Immigration reform has recently become a priority for our nation’s leaders, and there are many diverse voices weighing in on the potential impact for the country. As an advocate for children and a daughter of immigrants, I firmly believe that immigration reform can have a profoundly positive impact on our nation’s children and families. But in order for that to be the case, our policymakers will need to deliberately consider the interests of children in the decisions that lay ahead. Done right, immigration reform has the potential to improve the economic security and overall well-being of millions of children in the United States. And when our children do well, we all do well.

The fact is that children of immigrants, the majority of whom are Latino and U.S- born citizens, now comprise one quarter of the U.S. child population. Thus, they will make up a significant portion of our future workforce, and it is critical that they are able to access the education and services they need to grow into healthy, successful adults. In response to the rapid growth of children in immigrant families, First Focus, a national children’s advocacy organization, developed a policy portfolio specifically dedicated to improving outcomes for this increasingly important segment of the child population. Through our work, we’ve learned that children in immigrant families possess unique strengths, such as greater instances of living in two-parent, working families and high rates of bilingualism, as well as very unique challenges.

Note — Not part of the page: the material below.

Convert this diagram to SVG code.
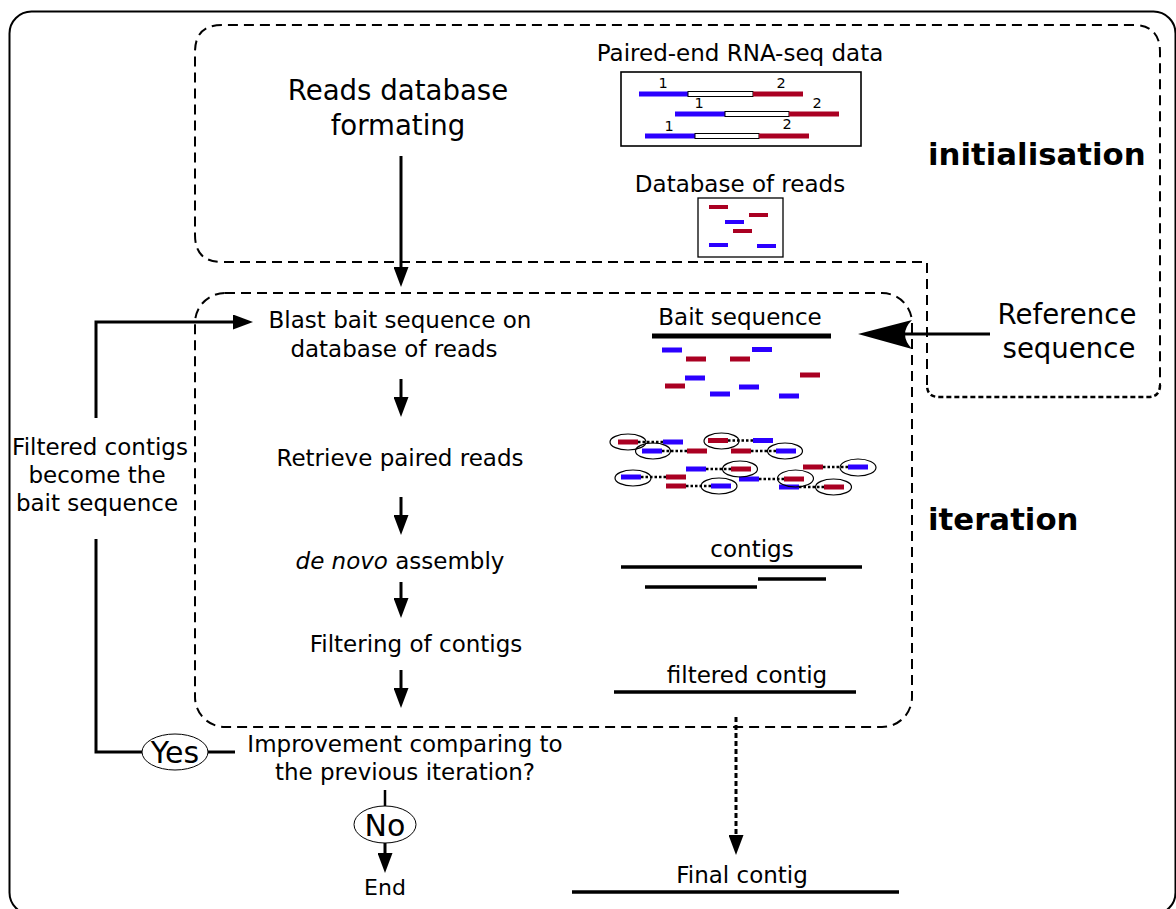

For example, even those children that are U.S. citizens or have legally present immigrant parents continue to face barriers to accessing health care and other important services due to confusing immigrant eligibility rules as well as language and cultural-competency related issues. Children are also uniquely impacted by U.S. immigration enforcement policies. Approximately 5.5 million children live in mixed-legal status families with at least one undocumented parent, putting them at risk of being separated from a parent at any time due to a parent’s possible detention or deportation by immigration authorities. In fact, we know that the U.S. government deported over 200,000 parents of U.S. citizen children during the two-year period between July 1, 2010 and September 30, 2012, and it is estimated that over 5,000 children are currently in the U.S. child welfare system due to a parent’s detention or deportation. Furthermore, an estimated 1 million children are currently growing up in the U.S. without legal status themselves, meaning that they face significant challenges to accessing a higher education and have no direct means to apply for U.S. citizenship. These are the young people we have come to know as “DREAMers” because of the legislation that would enable them to earn their citizenship.

There is no question that the passage of a child-focused and family-friendly immigration reform can greatly improve the lives of children. First Focus recently co-led an effort to develop a set of children’s principles for immigration reform that received endorsements from a diverse array of over 200 organizations around the country. First and foremost, the principles call for a pathway to citizenship for the 11 million undocumented individuals currently residing in the United States, including a distinct pathway for undocumented young people who were brought here as children and call this country home. Citizenship is the only way to ensure that families will no longer be torn apart at record-setting numbers and that parents will have the ability to come out of the shadows, work legally, and adequately provide for their families. Second, it is necessary to revise our immigration policies to keep families together by fixing the backlogs that have kept families separated for years, sometimes decades at a time, and update our immigration system so that it can adequately meet our country’s future migration needs and prioritize family unity. This includes reforming U.S. immigration enforcement policies so that when a parent is detained or deported he or she will still have the ability to make decisions about his or her child’s care. Finally, immigration reform must promote the fundamental rights of all children, including equal access to critical public services, programs, and economic supports.

One of the things I love most about my job is the ability to learn firsthand from children themselves. From Alabama to California to New Jersey, I’ve listened to proud children and youth share their own and their family’s immigration stories. I’ve had the honor of working with many inspiring leaders of the undocumented youth movement who have fought tirelessly on behalf of the DREAM Act for the past ten years. The past two Decembers, through First Focus’ partnership with a national letter-writing campaign known as “A Wish for the Holidays,” I’ve even met activists as young as seven-years-old who have written letters and walked the halls of Congress asking our nation’s leaders to keep their families safe from deportation so that they no longer have to live in fear.

Our children know that the time has come for a solution, and their asks are simple. It is up to our entire community to hold our policymakers accountable to ensure that immigration reform honors our future generation by keeping families together and enabling every child in America to achieve his or her full potential.

Wendy Cervantes is the Vice President of Immigration and Child Rights Policy for First Focus, a bipartisan advocacy organization dedicated to making children and families a priority in federal policy and budget decisions.